### [Rows from a dataset of charts and code]
Start

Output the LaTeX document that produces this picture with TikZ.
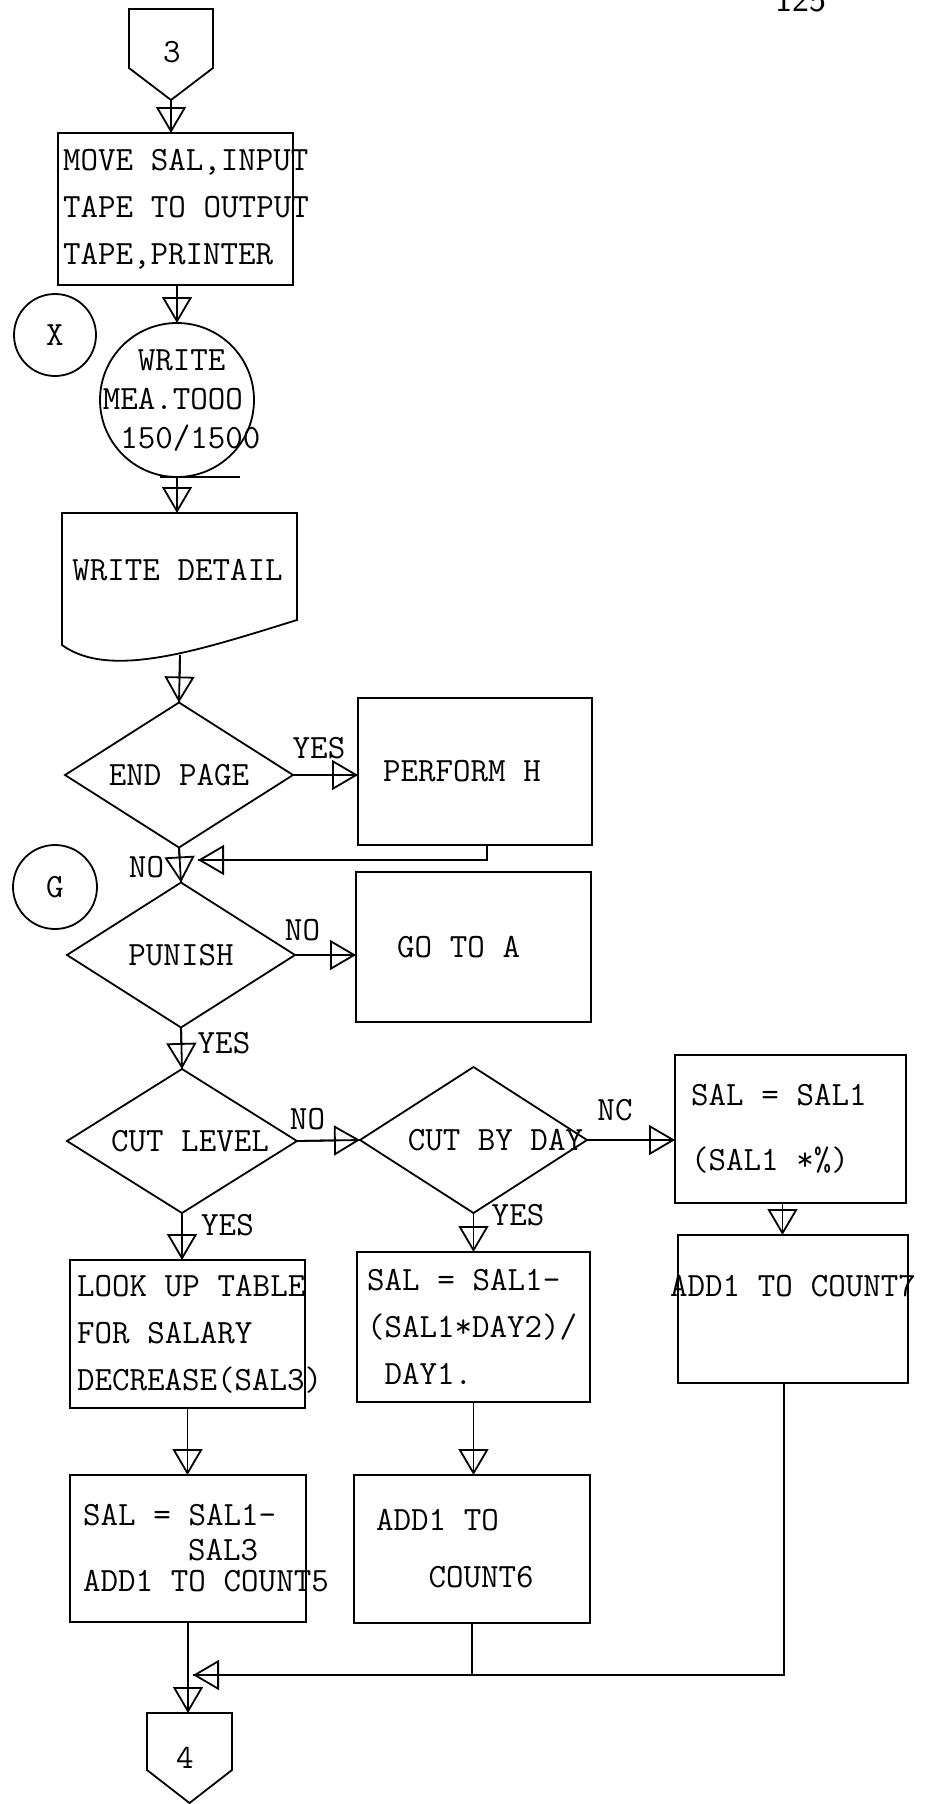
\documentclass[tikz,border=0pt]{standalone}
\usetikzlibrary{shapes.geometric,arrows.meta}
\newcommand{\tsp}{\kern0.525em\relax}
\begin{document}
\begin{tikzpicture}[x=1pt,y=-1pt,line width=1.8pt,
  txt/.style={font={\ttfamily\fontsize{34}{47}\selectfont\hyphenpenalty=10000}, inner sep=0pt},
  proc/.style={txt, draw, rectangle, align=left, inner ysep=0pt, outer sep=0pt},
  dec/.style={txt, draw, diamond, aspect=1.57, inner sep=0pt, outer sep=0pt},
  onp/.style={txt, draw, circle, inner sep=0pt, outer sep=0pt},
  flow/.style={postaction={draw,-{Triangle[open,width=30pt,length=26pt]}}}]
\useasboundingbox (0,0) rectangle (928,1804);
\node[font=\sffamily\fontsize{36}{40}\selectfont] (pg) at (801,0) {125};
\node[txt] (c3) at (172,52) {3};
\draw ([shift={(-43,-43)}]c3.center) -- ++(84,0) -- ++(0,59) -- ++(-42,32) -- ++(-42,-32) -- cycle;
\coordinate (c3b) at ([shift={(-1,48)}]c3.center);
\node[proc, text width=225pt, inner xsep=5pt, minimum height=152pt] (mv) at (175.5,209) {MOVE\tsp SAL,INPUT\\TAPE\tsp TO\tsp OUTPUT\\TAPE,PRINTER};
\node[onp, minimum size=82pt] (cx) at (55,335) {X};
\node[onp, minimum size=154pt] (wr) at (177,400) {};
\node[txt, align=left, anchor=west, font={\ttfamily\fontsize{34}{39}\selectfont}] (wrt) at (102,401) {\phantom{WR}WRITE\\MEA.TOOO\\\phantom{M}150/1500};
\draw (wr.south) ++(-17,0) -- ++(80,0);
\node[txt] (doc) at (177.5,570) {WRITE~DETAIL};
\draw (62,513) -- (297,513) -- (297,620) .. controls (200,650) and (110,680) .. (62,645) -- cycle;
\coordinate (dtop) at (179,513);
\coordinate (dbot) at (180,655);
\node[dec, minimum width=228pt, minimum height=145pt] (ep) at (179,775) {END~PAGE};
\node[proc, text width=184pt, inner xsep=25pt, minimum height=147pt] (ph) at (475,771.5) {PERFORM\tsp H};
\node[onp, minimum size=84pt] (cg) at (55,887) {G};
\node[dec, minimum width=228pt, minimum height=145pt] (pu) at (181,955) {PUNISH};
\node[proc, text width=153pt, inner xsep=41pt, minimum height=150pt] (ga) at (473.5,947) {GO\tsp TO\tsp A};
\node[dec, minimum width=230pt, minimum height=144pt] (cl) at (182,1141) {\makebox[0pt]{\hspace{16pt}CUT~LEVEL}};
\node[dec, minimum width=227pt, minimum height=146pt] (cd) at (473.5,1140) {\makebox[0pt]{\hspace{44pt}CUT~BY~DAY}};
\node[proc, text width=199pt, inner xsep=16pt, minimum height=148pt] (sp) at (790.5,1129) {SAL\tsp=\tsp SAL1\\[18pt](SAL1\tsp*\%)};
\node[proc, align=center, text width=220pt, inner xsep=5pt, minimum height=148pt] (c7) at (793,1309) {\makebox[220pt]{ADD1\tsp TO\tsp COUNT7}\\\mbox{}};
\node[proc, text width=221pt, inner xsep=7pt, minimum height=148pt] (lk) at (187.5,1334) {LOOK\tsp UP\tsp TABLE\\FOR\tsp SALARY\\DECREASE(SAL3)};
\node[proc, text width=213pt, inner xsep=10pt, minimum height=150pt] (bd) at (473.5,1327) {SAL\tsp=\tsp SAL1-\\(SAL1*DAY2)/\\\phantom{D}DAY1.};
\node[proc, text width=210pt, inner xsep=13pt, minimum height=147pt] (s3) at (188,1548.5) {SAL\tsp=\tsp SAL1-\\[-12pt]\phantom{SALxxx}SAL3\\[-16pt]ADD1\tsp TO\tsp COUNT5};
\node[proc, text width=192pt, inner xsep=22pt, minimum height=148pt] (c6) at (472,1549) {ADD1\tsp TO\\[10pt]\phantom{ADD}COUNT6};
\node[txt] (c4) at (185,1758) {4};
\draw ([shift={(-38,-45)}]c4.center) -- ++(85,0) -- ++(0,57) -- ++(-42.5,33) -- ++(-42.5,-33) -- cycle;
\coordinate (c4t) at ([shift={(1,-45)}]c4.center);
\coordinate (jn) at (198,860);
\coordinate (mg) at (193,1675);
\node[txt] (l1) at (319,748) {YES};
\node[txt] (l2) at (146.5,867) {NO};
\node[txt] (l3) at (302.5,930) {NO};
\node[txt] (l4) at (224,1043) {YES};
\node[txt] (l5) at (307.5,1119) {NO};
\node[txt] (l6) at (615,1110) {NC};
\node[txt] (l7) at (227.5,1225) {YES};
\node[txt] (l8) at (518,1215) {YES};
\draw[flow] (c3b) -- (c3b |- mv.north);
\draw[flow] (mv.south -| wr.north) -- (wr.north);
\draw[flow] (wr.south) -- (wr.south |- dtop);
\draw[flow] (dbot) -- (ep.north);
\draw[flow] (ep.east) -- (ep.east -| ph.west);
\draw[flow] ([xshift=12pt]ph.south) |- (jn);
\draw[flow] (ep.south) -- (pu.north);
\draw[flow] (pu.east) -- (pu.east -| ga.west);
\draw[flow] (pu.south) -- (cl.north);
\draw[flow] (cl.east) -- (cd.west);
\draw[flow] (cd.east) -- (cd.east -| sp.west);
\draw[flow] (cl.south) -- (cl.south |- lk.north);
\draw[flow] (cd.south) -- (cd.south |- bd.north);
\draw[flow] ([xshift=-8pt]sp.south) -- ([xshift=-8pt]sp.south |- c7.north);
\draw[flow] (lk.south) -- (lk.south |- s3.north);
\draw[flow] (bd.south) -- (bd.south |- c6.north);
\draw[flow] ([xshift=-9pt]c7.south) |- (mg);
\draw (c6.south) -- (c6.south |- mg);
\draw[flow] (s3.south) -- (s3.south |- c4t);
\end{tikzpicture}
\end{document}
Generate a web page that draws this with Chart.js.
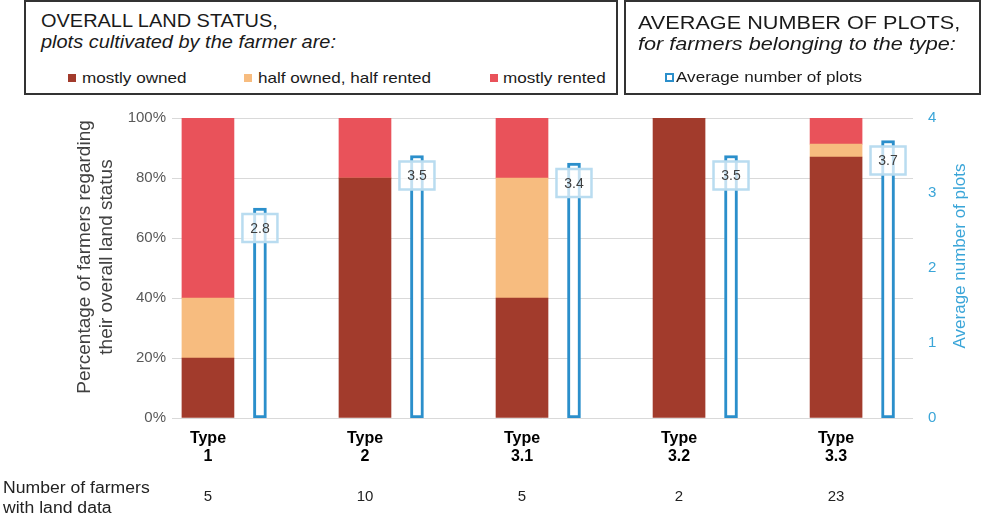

End

### [WRITTEN PROBLEM]
Where a line contains the string "with", extract that line.

### [PROBLEM SOLUTION]
Output the LaTeX document that produces this picture with TikZ.
Generate a web page that draws this with Chart.js.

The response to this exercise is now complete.